[MATERIAL]
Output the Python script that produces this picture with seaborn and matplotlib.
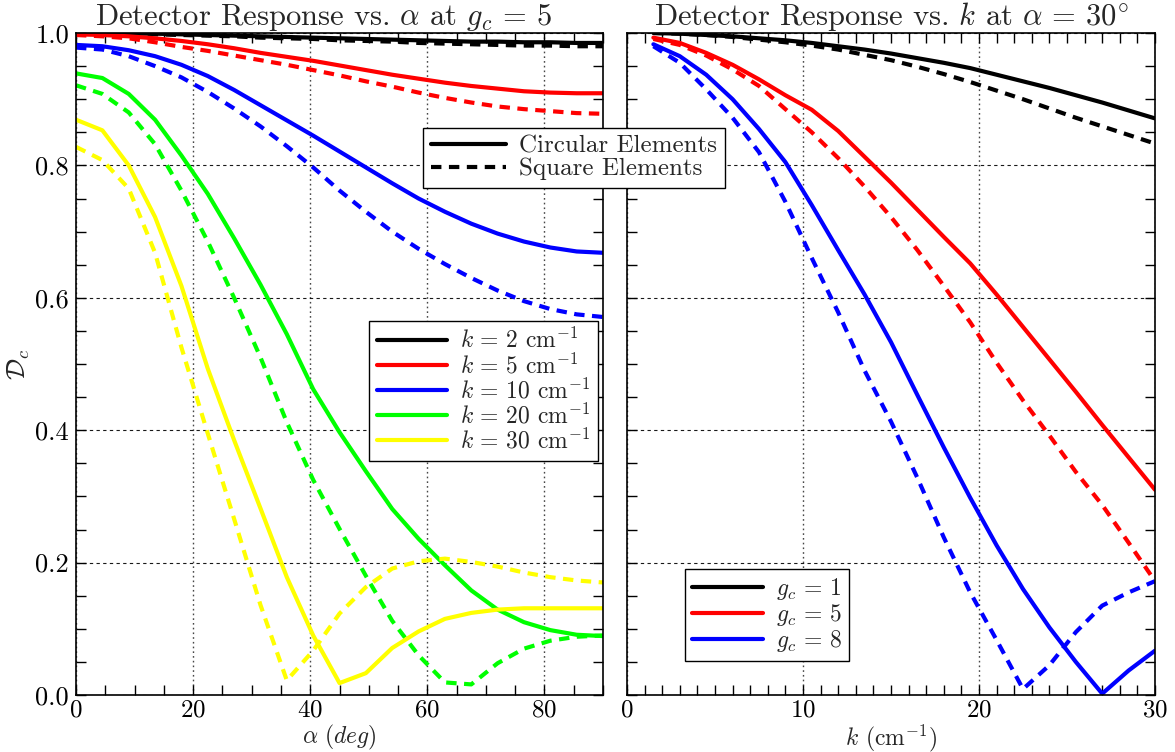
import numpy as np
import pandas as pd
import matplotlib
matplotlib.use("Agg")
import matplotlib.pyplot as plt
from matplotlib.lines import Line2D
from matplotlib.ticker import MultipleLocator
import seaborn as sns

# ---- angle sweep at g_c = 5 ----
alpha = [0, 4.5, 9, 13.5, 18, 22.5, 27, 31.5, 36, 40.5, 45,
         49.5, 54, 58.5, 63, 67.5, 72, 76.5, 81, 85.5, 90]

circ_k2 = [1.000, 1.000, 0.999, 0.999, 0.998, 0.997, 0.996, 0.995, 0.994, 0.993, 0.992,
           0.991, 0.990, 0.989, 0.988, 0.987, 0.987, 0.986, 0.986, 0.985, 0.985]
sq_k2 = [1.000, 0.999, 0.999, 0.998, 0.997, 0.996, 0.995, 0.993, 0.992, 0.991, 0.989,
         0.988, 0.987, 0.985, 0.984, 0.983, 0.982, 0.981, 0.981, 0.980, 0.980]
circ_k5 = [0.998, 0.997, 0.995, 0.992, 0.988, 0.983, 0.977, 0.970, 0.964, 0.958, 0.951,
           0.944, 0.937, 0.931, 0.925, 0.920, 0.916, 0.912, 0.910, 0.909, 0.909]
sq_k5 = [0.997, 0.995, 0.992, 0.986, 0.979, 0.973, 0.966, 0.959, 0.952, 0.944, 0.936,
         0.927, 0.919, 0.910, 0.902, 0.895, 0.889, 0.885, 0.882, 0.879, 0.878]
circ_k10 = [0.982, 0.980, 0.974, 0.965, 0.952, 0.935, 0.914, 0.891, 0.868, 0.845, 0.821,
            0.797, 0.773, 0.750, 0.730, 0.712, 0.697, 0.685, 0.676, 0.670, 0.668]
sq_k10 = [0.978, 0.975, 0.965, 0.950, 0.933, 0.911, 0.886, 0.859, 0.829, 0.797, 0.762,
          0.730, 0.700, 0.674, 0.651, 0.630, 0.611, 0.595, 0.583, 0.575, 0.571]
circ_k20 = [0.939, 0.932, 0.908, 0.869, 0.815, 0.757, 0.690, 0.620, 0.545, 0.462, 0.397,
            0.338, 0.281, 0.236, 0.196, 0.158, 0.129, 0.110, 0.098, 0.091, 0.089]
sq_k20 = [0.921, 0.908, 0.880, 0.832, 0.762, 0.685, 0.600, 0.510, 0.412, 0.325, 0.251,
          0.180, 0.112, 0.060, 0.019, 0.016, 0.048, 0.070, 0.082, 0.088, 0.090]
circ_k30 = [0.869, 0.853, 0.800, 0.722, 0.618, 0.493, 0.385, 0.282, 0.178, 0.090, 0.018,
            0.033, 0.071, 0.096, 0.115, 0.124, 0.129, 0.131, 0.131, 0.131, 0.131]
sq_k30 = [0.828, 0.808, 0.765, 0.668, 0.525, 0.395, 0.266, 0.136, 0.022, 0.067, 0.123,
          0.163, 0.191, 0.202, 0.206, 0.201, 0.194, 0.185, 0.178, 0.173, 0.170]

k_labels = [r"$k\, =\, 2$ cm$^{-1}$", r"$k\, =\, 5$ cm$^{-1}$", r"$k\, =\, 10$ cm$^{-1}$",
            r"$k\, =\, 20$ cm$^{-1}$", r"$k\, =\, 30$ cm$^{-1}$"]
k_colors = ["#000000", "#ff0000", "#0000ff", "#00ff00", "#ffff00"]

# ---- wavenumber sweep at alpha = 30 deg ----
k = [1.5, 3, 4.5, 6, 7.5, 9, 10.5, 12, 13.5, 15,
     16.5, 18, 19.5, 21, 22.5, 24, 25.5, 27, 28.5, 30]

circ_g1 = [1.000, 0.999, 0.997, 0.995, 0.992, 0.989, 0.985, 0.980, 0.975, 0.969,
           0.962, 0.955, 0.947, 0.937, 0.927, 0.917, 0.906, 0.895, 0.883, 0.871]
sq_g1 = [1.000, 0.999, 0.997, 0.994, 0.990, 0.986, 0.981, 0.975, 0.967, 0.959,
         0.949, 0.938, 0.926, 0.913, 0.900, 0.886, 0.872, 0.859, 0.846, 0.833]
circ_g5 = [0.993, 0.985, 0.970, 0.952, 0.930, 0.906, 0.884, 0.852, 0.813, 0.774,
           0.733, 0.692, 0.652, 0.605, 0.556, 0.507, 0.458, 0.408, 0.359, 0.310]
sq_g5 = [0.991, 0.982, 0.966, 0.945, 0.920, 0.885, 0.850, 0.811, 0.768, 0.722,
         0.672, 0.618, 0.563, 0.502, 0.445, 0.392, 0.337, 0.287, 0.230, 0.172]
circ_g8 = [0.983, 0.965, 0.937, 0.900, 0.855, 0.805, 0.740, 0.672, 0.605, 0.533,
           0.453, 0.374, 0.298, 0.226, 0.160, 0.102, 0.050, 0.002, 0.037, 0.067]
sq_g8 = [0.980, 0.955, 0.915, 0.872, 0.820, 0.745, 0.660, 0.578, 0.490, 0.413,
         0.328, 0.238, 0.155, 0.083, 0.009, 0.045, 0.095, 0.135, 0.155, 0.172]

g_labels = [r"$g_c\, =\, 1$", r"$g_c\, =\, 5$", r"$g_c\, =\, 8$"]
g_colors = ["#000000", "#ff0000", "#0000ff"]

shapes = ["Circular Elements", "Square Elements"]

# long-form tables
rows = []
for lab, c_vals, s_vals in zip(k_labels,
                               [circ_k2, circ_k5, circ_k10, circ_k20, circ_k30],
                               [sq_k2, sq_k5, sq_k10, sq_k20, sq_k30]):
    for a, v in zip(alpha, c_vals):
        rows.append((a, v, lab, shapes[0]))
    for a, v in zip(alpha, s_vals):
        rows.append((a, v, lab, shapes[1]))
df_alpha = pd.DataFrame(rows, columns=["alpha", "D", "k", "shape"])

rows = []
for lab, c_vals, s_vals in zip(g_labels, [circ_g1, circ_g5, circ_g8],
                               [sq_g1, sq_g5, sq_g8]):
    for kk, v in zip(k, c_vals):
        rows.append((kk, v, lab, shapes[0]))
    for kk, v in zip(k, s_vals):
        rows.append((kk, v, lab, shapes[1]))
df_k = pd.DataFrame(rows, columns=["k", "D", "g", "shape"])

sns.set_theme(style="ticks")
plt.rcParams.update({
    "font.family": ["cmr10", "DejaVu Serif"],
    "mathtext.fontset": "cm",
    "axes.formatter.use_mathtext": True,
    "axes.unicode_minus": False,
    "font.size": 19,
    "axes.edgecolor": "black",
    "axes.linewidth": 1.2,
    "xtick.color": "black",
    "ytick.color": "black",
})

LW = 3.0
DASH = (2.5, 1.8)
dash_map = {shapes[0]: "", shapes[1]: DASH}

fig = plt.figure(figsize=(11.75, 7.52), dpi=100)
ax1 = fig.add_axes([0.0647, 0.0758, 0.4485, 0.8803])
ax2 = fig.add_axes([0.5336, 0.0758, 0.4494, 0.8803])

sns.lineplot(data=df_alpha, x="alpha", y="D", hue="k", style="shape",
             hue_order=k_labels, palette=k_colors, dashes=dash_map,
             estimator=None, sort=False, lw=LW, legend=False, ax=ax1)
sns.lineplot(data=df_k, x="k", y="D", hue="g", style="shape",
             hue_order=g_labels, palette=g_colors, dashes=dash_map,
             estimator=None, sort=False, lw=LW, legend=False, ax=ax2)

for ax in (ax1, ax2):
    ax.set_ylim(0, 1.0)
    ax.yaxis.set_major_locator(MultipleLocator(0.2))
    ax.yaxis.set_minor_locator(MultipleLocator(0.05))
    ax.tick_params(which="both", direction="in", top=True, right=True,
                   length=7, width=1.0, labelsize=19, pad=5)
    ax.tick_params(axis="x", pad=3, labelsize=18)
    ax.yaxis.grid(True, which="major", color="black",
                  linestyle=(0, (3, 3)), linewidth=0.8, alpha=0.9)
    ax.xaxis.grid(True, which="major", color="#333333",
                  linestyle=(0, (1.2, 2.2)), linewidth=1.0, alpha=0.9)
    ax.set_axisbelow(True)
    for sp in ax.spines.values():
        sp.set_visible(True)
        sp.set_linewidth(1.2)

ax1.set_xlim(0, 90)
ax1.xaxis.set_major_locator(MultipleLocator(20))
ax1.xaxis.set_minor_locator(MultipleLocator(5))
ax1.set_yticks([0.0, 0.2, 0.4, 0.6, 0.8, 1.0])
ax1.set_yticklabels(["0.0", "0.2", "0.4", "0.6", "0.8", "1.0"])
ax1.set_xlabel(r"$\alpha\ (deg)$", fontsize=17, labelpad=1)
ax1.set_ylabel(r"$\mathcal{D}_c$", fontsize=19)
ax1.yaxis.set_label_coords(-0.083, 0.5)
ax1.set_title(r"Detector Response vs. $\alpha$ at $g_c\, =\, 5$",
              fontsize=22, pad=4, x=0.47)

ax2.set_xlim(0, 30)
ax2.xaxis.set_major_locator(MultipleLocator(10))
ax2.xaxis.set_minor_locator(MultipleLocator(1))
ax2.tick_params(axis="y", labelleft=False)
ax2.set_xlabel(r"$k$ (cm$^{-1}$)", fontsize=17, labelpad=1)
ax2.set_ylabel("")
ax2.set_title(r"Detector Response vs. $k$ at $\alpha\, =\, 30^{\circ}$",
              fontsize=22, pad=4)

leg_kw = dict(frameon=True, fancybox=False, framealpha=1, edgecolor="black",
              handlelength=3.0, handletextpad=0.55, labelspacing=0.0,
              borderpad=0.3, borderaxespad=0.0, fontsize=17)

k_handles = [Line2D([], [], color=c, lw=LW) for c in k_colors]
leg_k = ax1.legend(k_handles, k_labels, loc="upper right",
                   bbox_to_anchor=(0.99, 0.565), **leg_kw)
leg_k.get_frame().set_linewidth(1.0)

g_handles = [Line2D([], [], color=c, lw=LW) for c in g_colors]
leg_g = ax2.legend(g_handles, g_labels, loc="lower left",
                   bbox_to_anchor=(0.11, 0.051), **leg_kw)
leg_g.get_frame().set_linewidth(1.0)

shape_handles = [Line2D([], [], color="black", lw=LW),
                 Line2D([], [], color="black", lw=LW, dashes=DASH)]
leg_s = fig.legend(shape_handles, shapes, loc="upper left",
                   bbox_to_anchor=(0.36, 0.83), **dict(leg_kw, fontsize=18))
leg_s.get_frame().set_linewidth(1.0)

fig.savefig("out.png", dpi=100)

[WORK TO DO]
From the data above, copy each line where the string "matplotlib" appears.

[OUTPUT]
Output the Python script that produces this picture with seaborn and matplotlib.
import matplotlib
matplotlib.use("Agg")
import matplotlib.pyplot as plt
from matplotlib.lines import Line2D
from matplotlib.ticker import MultipleLocator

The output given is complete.